Categories: News

Plans Announced for Read-In to Support Furloughed Library Staff

Special to the Transcript

On August 6, a read-in will take place in the lawn outside Town Hall (1 Metcalf Square) in Winthrop  starting at 4:00 pm. This protest is intended to highlight the Town Manager’s refusal to rehire the town library’s furloughed staff, at great detriment to the town.

While many libraries are reopening with limited services throughout the Commonwealth, Winthrop is significantly behind the curve with respect to its library services. The money for these positions has been allocated in the town budget, and still the Town Manager, Austin Faison, has repeatedly refused to meet with union negotiators. He has also stonewalled repeated requests from concerned residents to provide transparency on the situation.

As a July 23 letter to the editor printed in the The Winthrop Transcript and signed by a group of concerned residents stated, “The furloughed staff have devised a benchmarked, dated plan explaining how they could offer safe and equitable pick up and hold services to patrons and return to working inside the building in teams in socially distanced areas.  There is ample work the staff can do in and for the library even if the building itself remains closed to the public. These tasks include: receiving and stocking inventory; updating materials and databases; archiving historical materials for the attached Winthrop public museum; and planning and executing virtual events and services such story times for children, lectures, and discussion groups, as many other town libraries are already doing.”

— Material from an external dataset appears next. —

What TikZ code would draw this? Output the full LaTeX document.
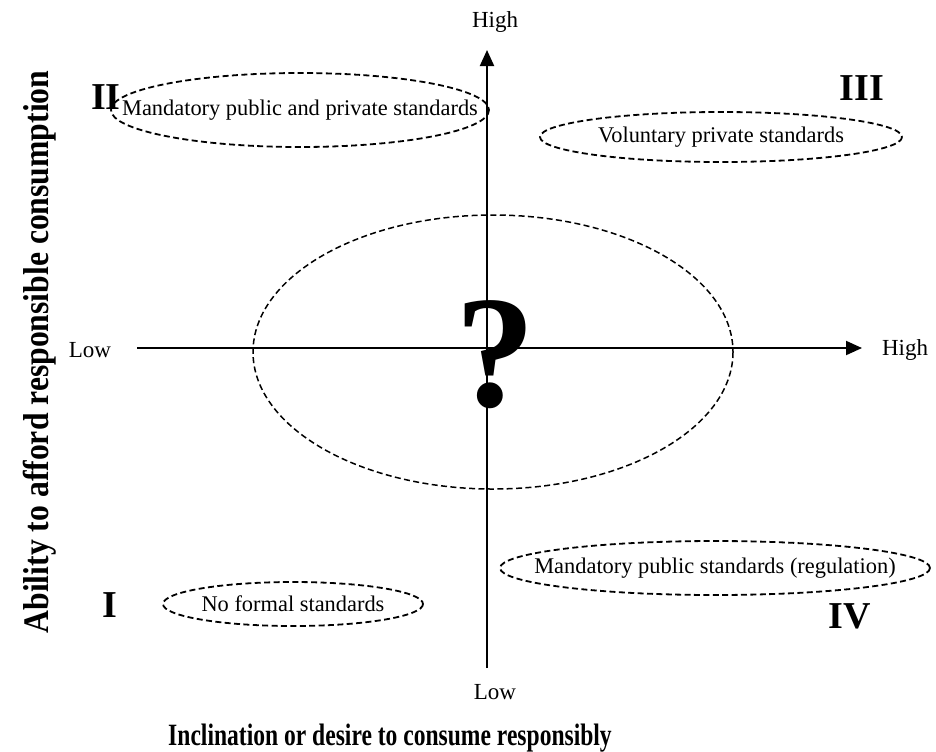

Sadly, the Winthrop library is currently doing none of these things. As the furloughed workers wrote in August 30 in The Winthrop Transcript, “This closure is hurting our town’s most vulnerable populations.  Children, seniors, and people who live alone need more virtual programming and other ways to connect with the wider community. As we have suggested in our proposals, our team of eight furloughed staff could be offering storytimes, book clubs, interviews with authors, and much more online, if we were recalled.  We want to serve out patrons and help rebuild our community as we struggle through and past this pandemic together.”

The protests are planned to shed light on this lamentable situation.